══ EXERCISE DATA ══

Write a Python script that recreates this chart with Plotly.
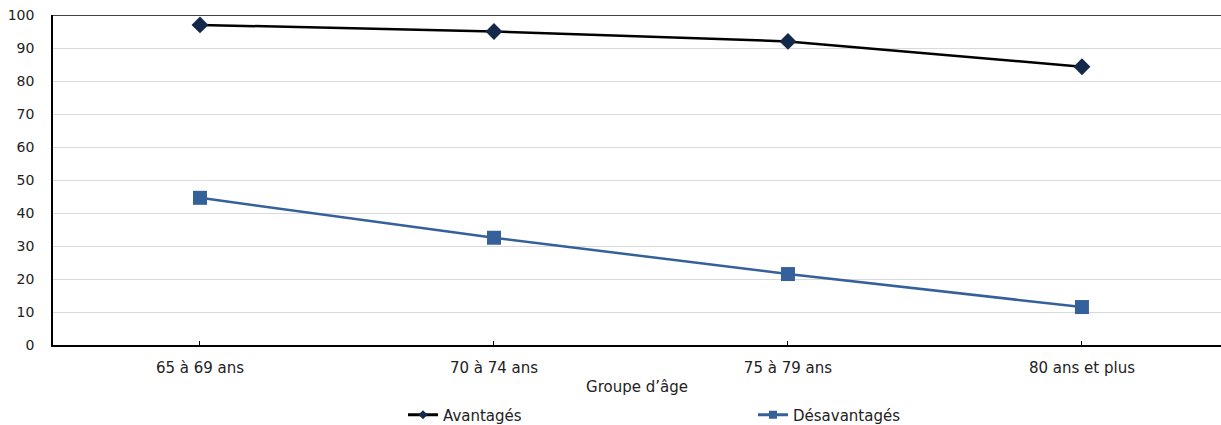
import plotly.graph_objects as go

categories = ["65 à 69 ans", "70 à 74 ans", "75 à 79 ans", "80 ans et plus"]
avantages = [97.0, 95.0, 92.0, 84.3]
desavantages = [44.6, 32.5, 21.5, 11.5]
y_ticks = [0, 10, 20, 30, 40, 50, 60, 70, 80, 90, 100]

FONT = "DejaVu Sans, Verdana, sans-serif"
C_AV_LINE = "#000000"
C_AV_MARK = "#14294a"
C_DES = "#36609a"

fig = go.Figure()
fig.add_trace(go.Scatter(
    x=categories, y=avantages, name="Avantagés", mode="lines+markers",
    line=dict(color=C_AV_LINE, width=2.5),
    marker=dict(symbol="diamond", size=13, color=C_AV_MARK),
    showlegend=False,
))
fig.add_trace(go.Scatter(
    x=categories, y=desavantages, name="Désavantagés", mode="lines+markers",
    line=dict(color=C_DES, width=2.5),
    marker=dict(symbol="square", size=14, color=C_DES),
    showlegend=False,
))
# legend-only entries with smaller markers, as in the reference legend
fig.add_trace(go.Scatter(
    x=[None], y=[None], name="Avantagés", mode="lines+markers",
    line=dict(color=C_AV_LINE, width=3),
    marker=dict(symbol="diamond", size=7, color=C_AV_MARK),
))
fig.add_trace(go.Scatter(
    x=[None], y=[None], name="Désavantagés", mode="lines+markers",
    line=dict(color=C_DES, width=3),
    marker=dict(symbol="square", size=8, color=C_DES),
))

fig.add_shape(type="line", xref="paper", yref="y", x0=0, x1=1, y0=100, y1=100,
              line=dict(color="#404040", width=2))

fig.update_layout(
    width=1221, height=425,
    margin=dict(l=53, r=0, t=15, b=80),
    paper_bgcolor="white", plot_bgcolor="white",
    font=dict(family=FONT, size=15, color="#222222"),
    showlegend=True,
    legend=dict(orientation="h", xref="container", yref="container",
                x=403 / 1221, xanchor="left", y=10 / 425, yanchor="middle",
                entrywidth=305, entrywidthmode="pixels",
                font=dict(size=15), bgcolor="rgba(0,0,0,0)"),
    xaxis=dict(
        type="category", range=[-0.5, 3.473],
        showline=True, linecolor="#000000", linewidth=1.5,
        ticks="inside", ticklen=4, tickcolor="#000000",
        showgrid=False, automargin=False,
        title=dict(text="Groupe d’âge", standoff=6, font=dict(size=15)),
        tickfont=dict(size=15), ticklabelstandoff=8,
    ),
    yaxis=dict(
        range=[0, 100], tickvals=y_ticks,
        showline=True, linecolor="#000000", linewidth=1.5,
        showgrid=True, gridcolor="#d9d9d9", gridwidth=1,
        zeroline=False, ticks="", tickfont=dict(size=14),
        automargin=False, ticklabelstandoff=14,
    ),
)

fig.write_html("out.html", config={"displayModeBar": False},
               post_script="document.body.style.margin='0';")
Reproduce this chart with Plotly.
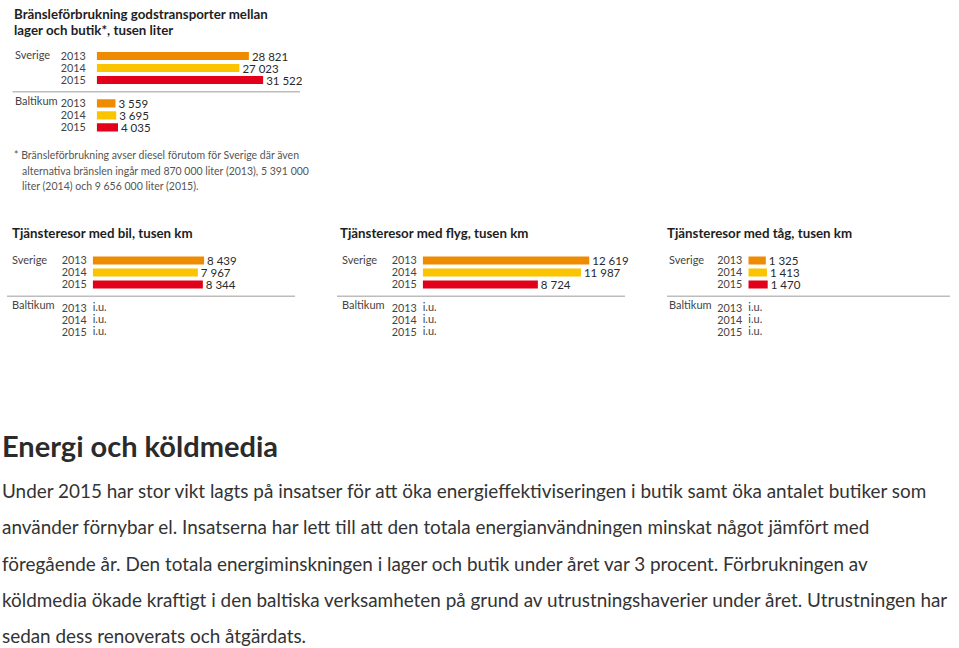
import plotly.graph_objects as go

W, H = 959, 648

# ---------------- data ----------------
years = ["2013", "2014", "2015"]
groups = ["Sverige", "Baltikum"]
missing_label = "i.u."

fuel_title = ["Bränsleförbrukning godstransporter mellan", "lager och butik*, tusen liter"]
fuel_sverige = [28821, 27023, 31522]
fuel_baltikum = [3559, 3695, 4035]

car_title = ["Tjänsteresor med bil, tusen km"]
car_sverige = [8439, 7967, 8344]
car_baltikum = [None, None, None]

flight_title = ["Tjänsteresor med flyg, tusen km"]
flight_sverige = [12619, 11987, 8724]
flight_baltikum = [None, None, None]

train_title = ["Tjänsteresor med tåg, tusen km"]
train_sverige = [1325, 1413, 1470]
train_baltikum = [None, None, None]

footnote = [
    "* Bränsleförbrukning avser diesel förutom för Sverige där även",
    "alternativa bränslen ingår med 870 000 liter (2013), 5 391 000",
    "liter (2014) och 9 656 000 liter (2015).",
]

heading = "Energi och köldmedia"
body_lines = [
    "Under 2015 har stor vikt lagts på insatser för att öka energieffektiviseringen i butik samt öka antalet butiker som",
    "använder förnybar el. Insatserna har lett till att den totala energianvändningen minskat något jämfört med",
    "föregående år. Den totala energiminskningen i lager och butik under året var 3 procent. Förbrukningen av",
    "köldmedia ökade kraftigt i den baltiska verksamheten på grund av utrustningshaverier under året. Utrustningen har",
    "sedan dess renoverats och åtgärdats.",
]

# ---------------- style ----------------
year_colors = ["#EE8B00", "#FBC400", "#E2001A"]
CHART_FONT = "Lato"
TEXT_DARK = "#2a2a2a"
TEXT_MID = "#444444"

def px(x):
    return x / W

def py(y):
    return 1 - y / H

ROW_PX = 12.0
sverige_rows = [0, 1, 2]
baltikum_rows = [3.95, 4.95, 5.95]
sep_row = (sverige_rows[-1] + baltikum_rows[0]) / 2

panels = [
    dict(title=fuel_title, sv=fuel_sverige, ba=fuel_baltikum, bar_x0=96.7, scale=0.00528,
         row0=56, title_x=12, title_y=[13.5, 30], label_x=12.5, sep=(12.5, 300), standoff=10),
    dict(title=car_title, sv=car_sverige, ba=car_baltikum, bar_x0=92.7, scale=0.0132,
         row0=260.5, title_x=10, title_y=[233], label_x=10, sep=(7, 295), standoff=5),
    dict(title=flight_title, sv=flight_sverige, ba=flight_baltikum, bar_x0=422.7, scale=0.0132,
         row0=260.5, title_x=338, title_y=[233], label_x=340, sep=(337, 625), standoff=5),
    dict(title=train_title, sv=train_sverige, ba=train_baltikum, bar_x0=748.3, scale=0.0132,
         row0=260.5, title_x=665, title_y=[233], label_x=667, sep=(667, 950), standoff=5),
]

DOMAIN_PX = 200.0

def fmt(v):
    return "" if v is None else f"{v:,}".replace(",", " ")

fig = go.Figure()
annotations = []
shapes = []
layout_axes = {}

for i, p in enumerate(panels):
    n = i + 1
    xa = "x" if n == 1 else f"x{n}"
    ya = "y" if n == 1 else f"y{n}"
    values = p["sv"] + p["ba"]
    rows = sverige_rows + baltikum_rows
    fig.add_trace(go.Bar(
        x=values, y=rows, orientation="h", xaxis=xa, yaxis=ya,
        width=0.68, marker=dict(color=year_colors * 2, line=dict(width=0)),
        text=[fmt(v) for v in values], textposition="outside",
        textfont=dict(family=CHART_FONT, size=11.5, color=TEXT_DARK),
        constraintext="none", cliponaxis=False, showlegend=False, hoverinfo="skip",
    ))
    missing_rows = [r for r, v in zip(rows, values) if v is None]
    if missing_rows:
        fig.add_trace(go.Scatter(
            x=[0] * len(missing_rows), y=missing_rows, mode="text",
            text=[missing_label] * len(missing_rows), textposition="middle right",
            textfont=dict(family=CHART_FONT, size=11, color=TEXT_MID),
            xaxis=xa, yaxis=ya, showlegend=False, hoverinfo="skip", cliponaxis=False,
        ))
    x0 = p["bar_x0"]
    top = p["row0"] - ROW_PX
    bottom = p["row0"] + 7 * ROW_PX
    layout_axes["xaxis" if n == 1 else f"xaxis{n}"] = dict(
        domain=[px(x0), px(x0 + DOMAIN_PX)], range=[0, DOMAIN_PX / p["scale"]],
        visible=False, anchor=ya, fixedrange=True,
    )
    layout_axes["yaxis" if n == 1 else f"yaxis{n}"] = dict(
        domain=[py(bottom), py(top)], range=[7, -1], anchor=xa,
        tickvals=rows, ticktext=years * 2, ticks="", showgrid=False, zeroline=False,
        showline=False, ticklabelstandoff=p["standoff"],
        tickfont=dict(family=CHART_FONT, size=10.8, color=TEXT_MID), fixedrange=True,
    )
    # titles
    for line, ty in zip(p["title"], p["title_y"]):
        annotations.append(dict(
            text=f"<b>{line}</b>", x=px(p["title_x"]), y=py(ty), xref="paper", yref="paper",
            xanchor="left", yanchor="middle", showarrow=False,
            font=dict(family=CHART_FONT, size=13.3, color="#1e1e1e"),
        ))
    # group labels
    for g, r, shift in zip(groups, [sverige_rows[0], baltikum_rows[0]], [1, 3]):
        annotations.append(dict(
            text=g, x=px(p["label_x"]), y=r, xref="paper", yref=ya,
            xanchor="left", yanchor="middle", yshift=shift, showarrow=False,
            font=dict(family=CHART_FONT, size=11, color=TEXT_MID),
        ))
    # separator
    shapes.append(dict(
        type="line", xref="paper", yref=ya, x0=px(p["sep"][0]), x1=px(p["sep"][1]),
        y0=sep_row, y1=sep_row, line=dict(color="#BDBDBD", width=1.5),
    ))

# footnote
for k, (line, fy) in enumerate(zip(footnote, [155, 170.5, 186])):
    annotations.append(dict(
        text=line, x=px(12 if k == 0 else 20), y=py(fy), xref="paper", yref="paper",
        xanchor="left", yanchor="middle", showarrow=False,
        font=dict(family=CHART_FONT, size=10.5, color="#555555"),
    ))

# heading and body text
annotations.append(dict(
    text=f"<b>{heading}</b>", x=0, y=py(445), xref="paper", yref="paper",
    xanchor="left", yanchor="middle", showarrow=False,
    font=dict(family=CHART_FONT, size=29, color="#2b2b2b"),
))
for line, by in zip(body_lines, [490, 526.5, 563, 599.5, 635]):
    annotations.append(dict(
        text=line, x=0, y=py(by), xref="paper", yref="paper",
        xanchor="left", yanchor="middle", showarrow=False,
        font=dict(family=CHART_FONT, size=18.9, color="#333333"),
    ))

fig.update_layout(
    width=W, height=H, margin=dict(l=0, r=0, t=0, b=0),
    paper_bgcolor="white", plot_bgcolor="rgba(0,0,0,0)",
    annotations=annotations, shapes=shapes, barmode="overlay",
    **layout_axes,
)

fig.write_html("out.html", config={"displayModeBar": False})
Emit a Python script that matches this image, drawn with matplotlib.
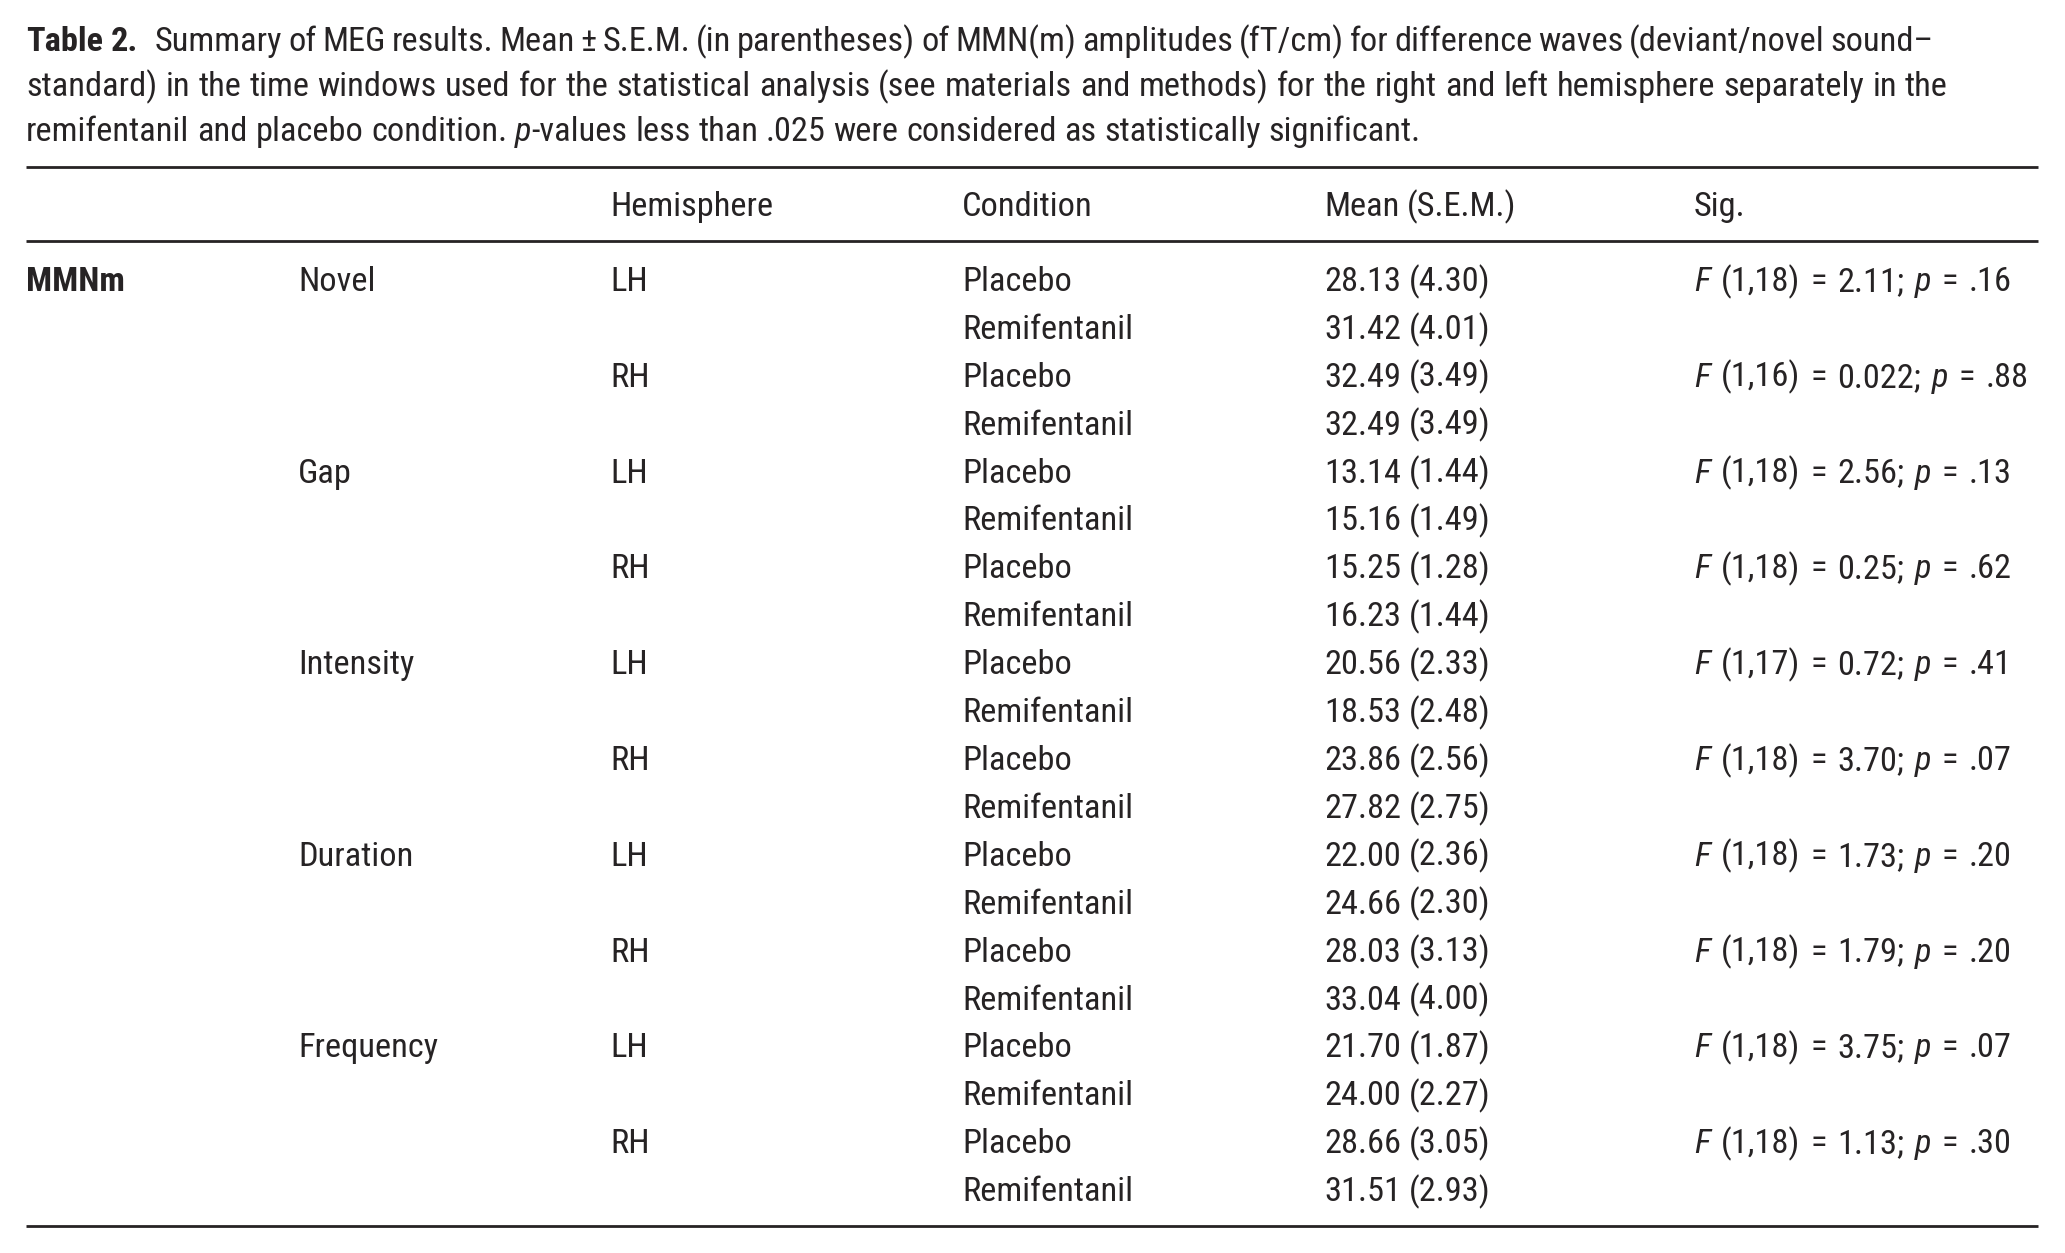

═══

YOUR TASK =
Work out how many lines of the listing above include "that". Answer with the number and nothing more.

EXPECTED ANSWER =
2